[GIVEN MATERIAL start]
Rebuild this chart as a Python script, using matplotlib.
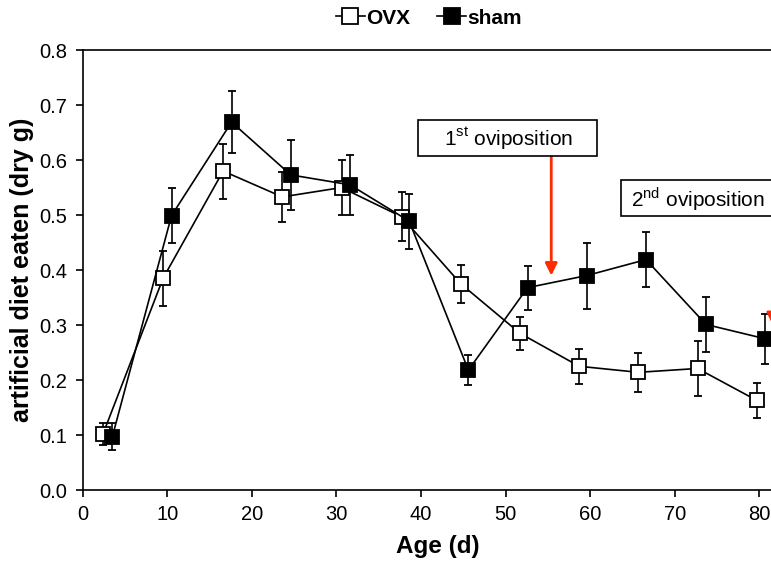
import numpy as np
import matplotlib.pyplot as plt
from matplotlib.lines import Line2D
from matplotlib.patches import Rectangle

plt.rcParams['font.family'] = ['Liberation Sans', 'DejaVu Sans']
plt.rcParams['mathtext.fontset'] = 'custom'
plt.rcParams['mathtext.rm'] = 'Liberation Sans'

# --- data ---
ovx_age = [2.4, 9.5, 16.6, 23.6, 30.6, 37.7, 44.7, 51.7, 58.7, 65.7, 72.7, 79.7]
ovx_mean = [0.102, 0.385, 0.580, 0.533, 0.550, 0.497, 0.375, 0.285, 0.225, 0.214, 0.221, 0.163]
ovx_err = [0.020, 0.050, 0.050, 0.045, 0.050, 0.045, 0.035, 0.030, 0.032, 0.036, 0.050, 0.032]

sham_age = [3.5, 10.5, 17.6, 24.6, 31.6, 38.6, 45.6, 52.6, 59.6, 66.6, 73.7, 80.7]
sham_mean = [0.097, 0.499, 0.669, 0.573, 0.555, 0.489, 0.218, 0.368, 0.390, 0.419, 0.301, 0.275]
sham_err = [0.025, 0.050, 0.057, 0.063, 0.055, 0.050, 0.027, 0.040, 0.060, 0.050, 0.050, 0.045]

# --- figure ---
fig = plt.figure(figsize=(7.71, 5.64), dpi=100)
# the original is cropped on the right, so the axes run past the figure edge
ax = fig.add_axes([0.1073, 0.1312, 0.9214, 0.780])

ax.errorbar(ovx_age, ovx_mean, yerr=ovx_err, color='black', lw=1.2,
            marker='s', ms=10, mfc='white', mec='black', mew=1.3,
            ecolor='black', elinewidth=1.2, capsize=3, capthick=1.2, zorder=3)
ax.errorbar(sham_age, sham_mean, yerr=sham_err, color='black', lw=1.2,
            marker='s', ms=10, mfc='black', mec='black', mew=1.3,
            ecolor='black', elinewidth=1.2, capsize=3, capthick=1.2, zorder=4)

ax.set_xlim(0, 84)
ax.set_ylim(0, 0.8)
ax.set_xticks(np.arange(0, 90, 10))
ax.set_yticks(np.arange(0, 0.81, 0.1))
ax.set_yticklabels([f'{v:.1f}' for v in np.arange(0, 0.81, 0.1)])
ax.tick_params(labelsize=14.5, direction='out', length=5, width=1.2, pad=6)
for s in ax.spines.values():
    s.set_linewidth(1.2)

ax.set_xlabel('Age (d)', fontsize=17.5, fontweight='bold', labelpad=8)
ax.set_ylabel('artificial diet eaten (dry g)', fontsize=18, fontweight='bold', labelpad=4)

# --- oviposition annotations ---
red = '#ff2a00'
ax.add_patch(Rectangle((39.6, 0.607), 21.2, 0.066, fc='white', ec='black', lw=1.2, zorder=6))
ax.text(50.3, 0.639, r'1$^{\rm st}$ oviposition', fontsize=15, ha='center', va='center', zorder=7)
ax.annotate('', xy=(55.4, 0.39), xytext=(55.4, 0.607),
            arrowprops=dict(arrowstyle='-|>', color=red, lw=2, mutation_scale=18,
                            shrinkA=0, shrinkB=0), zorder=5)

ax.add_patch(Rectangle((63.7, 0.498), 25, 0.066, fc='white', ec='black', lw=1.2, zorder=6))
ax.text(72.8, 0.530, r'2$^{\rm nd}$ oviposition', fontsize=15, ha='center', va='center', zorder=7)
ax.annotate('', xy=(81.6, 0.30), xytext=(81.6, 0.498),
            arrowprops=dict(arrowstyle='-|>', color=red, lw=2, mutation_scale=18,
                            shrinkA=0, shrinkB=0), zorder=5)

# --- legend on top ---
handles = [Line2D([], [], color='black', lw=1.2, marker='s', ms=11, mfc='white', mec='black', mew=1.3),
           Line2D([], [], color='black', lw=1.2, marker='s', ms=11, mfc='black', mec='black', mew=1.3)]
fig.legend(handles, ['OVX', 'sham'], loc='center', bbox_to_anchor=(0.556, 0.968), ncol=2,
           frameon=False, handlelength=1.4, handletextpad=0.05, columnspacing=1.3,
           prop={'weight': 'bold', 'size': 15})

plt.savefig('out.png', dpi=100)
plt.close()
[GIVEN MATERIAL end]
Give back the whole listing as it stands, minus its pictures.

RESULT |
Rebuild this chart as a Python script, using matplotlib.
import numpy as np
import matplotlib.pyplot as plt
from matplotlib.lines import Line2D
from matplotlib.patches import Rectangle

plt.rcParams['font.family'] = ['Liberation Sans', 'DejaVu Sans']
plt.rcParams['mathtext.fontset'] = 'custom'
plt.rcParams['mathtext.rm'] = 'Liberation Sans'

# --- data ---
ovx_age = [2.4, 9.5, 16.6, 23.6, 30.6, 37.7, 44.7, 51.7, 58.7, 65.7, 72.7, 79.7]
ovx_mean = [0.102, 0.385, 0.580, 0.533, 0.550, 0.497, 0.375, 0.285, 0.225, 0.214, 0.221, 0.163]
ovx_err = [0.020, 0.050, 0.050, 0.045, 0.050, 0.045, 0.035, 0.030, 0.032, 0.036, 0.050, 0.032]

sham_age = [3.5, 10.5, 17.6, 24.6, 31.6, 38.6, 45.6, 52.6, 59.6, 66.6, 73.7, 80.7]
sham_mean = [0.097, 0.499, 0.669, 0.573, 0.555, 0.489, 0.218, 0.368, 0.390, 0.419, 0.301, 0.275]
sham_err = [0.025, 0.050, 0.057, 0.063, 0.055, 0.050, 0.027, 0.040, 0.060, 0.050, 0.050, 0.045]

# --- figure ---
fig = plt.figure(figsize=(7.71, 5.64), dpi=100)
# the original is cropped on the right, so the axes run past the figure edge
ax = fig.add_axes([0.1073, 0.1312, 0.9214, 0.780])

ax.errorbar(ovx_age, ovx_mean, yerr=ovx_err, color='black', lw=1.2,
            marker='s', ms=10, mfc='white', mec='black', mew=1.3,
            ecolor='black', elinewidth=1.2, capsize=3, capthick=1.2, zorder=3)
ax.errorbar(sham_age, sham_mean, yerr=sham_err, color='black', lw=1.2,
            marker='s', ms=10, mfc='black', mec='black', mew=1.3,
            ecolor='black', elinewidth=1.2, capsize=3, capthick=1.2, zorder=4)

ax.set_xlim(0, 84)
ax.set_ylim(0, 0.8)
ax.set_xticks(np.arange(0, 90, 10))
ax.set_yticks(np.arange(0, 0.81, 0.1))
ax.set_yticklabels([f'{v:.1f}' for v in np.arange(0, 0.81, 0.1)])
ax.tick_params(labelsize=14.5, direction='out', length=5, width=1.2, pad=6)
for s in ax.spines.values():
    s.set_linewidth(1.2)

ax.set_xlabel('Age (d)', fontsize=17.5, fontweight='bold', labelpad=8)
ax.set_ylabel('artificial diet eaten (dry g)', fontsize=18, fontweight='bold', labelpad=4)

# --- oviposition annotations ---
red = '#ff2a00'
ax.add_patch(Rectangle((39.6, 0.607), 21.2, 0.066, fc='white', ec='black', lw=1.2, zorder=6))
ax.text(50.3, 0.639, r'1$^{\rm st}$ oviposition', fontsize=15, ha='center', va='center', zorder=7)
ax.annotate('', xy=(55.4, 0.39), xytext=(55.4, 0.607),
            arrowprops=dict(arrowstyle='-|>', color=red, lw=2, mutation_scale=18,
                            shrinkA=0, shrinkB=0), zorder=5)

ax.add_patch(Rectangle((63.7, 0.498), 25, 0.066, fc='white', ec='black', lw=1.2, zorder=6))
ax.text(72.8, 0.530, r'2$^{\rm nd}$ oviposition', fontsize=15, ha='center', va='center', zorder=7)
ax.annotate('', xy=(81.6, 0.30), xytext=(81.6, 0.498),
            arrowprops=dict(arrowstyle='-|>', color=red, lw=2, mutation_scale=18,
                            shrinkA=0, shrinkB=0), zorder=5)

# --- legend on top ---
handles = [Line2D([], [], color='black', lw=1.2, marker='s', ms=11, mfc='white', mec='black', mew=1.3),
           Line2D([], [], color='black', lw=1.2, marker='s', ms=11, mfc='black', mec='black', mew=1.3)]
fig.legend(handles, ['OVX', 'sham'], loc='center', bbox_to_anchor=(0.556, 0.968), ncol=2,
           frameon=False, handlelength=1.4, handletextpad=0.05, columnspacing=1.3,
           prop={'weight': 'bold', 'size': 15})

plt.savefig('out.png', dpi=100)
plt.close()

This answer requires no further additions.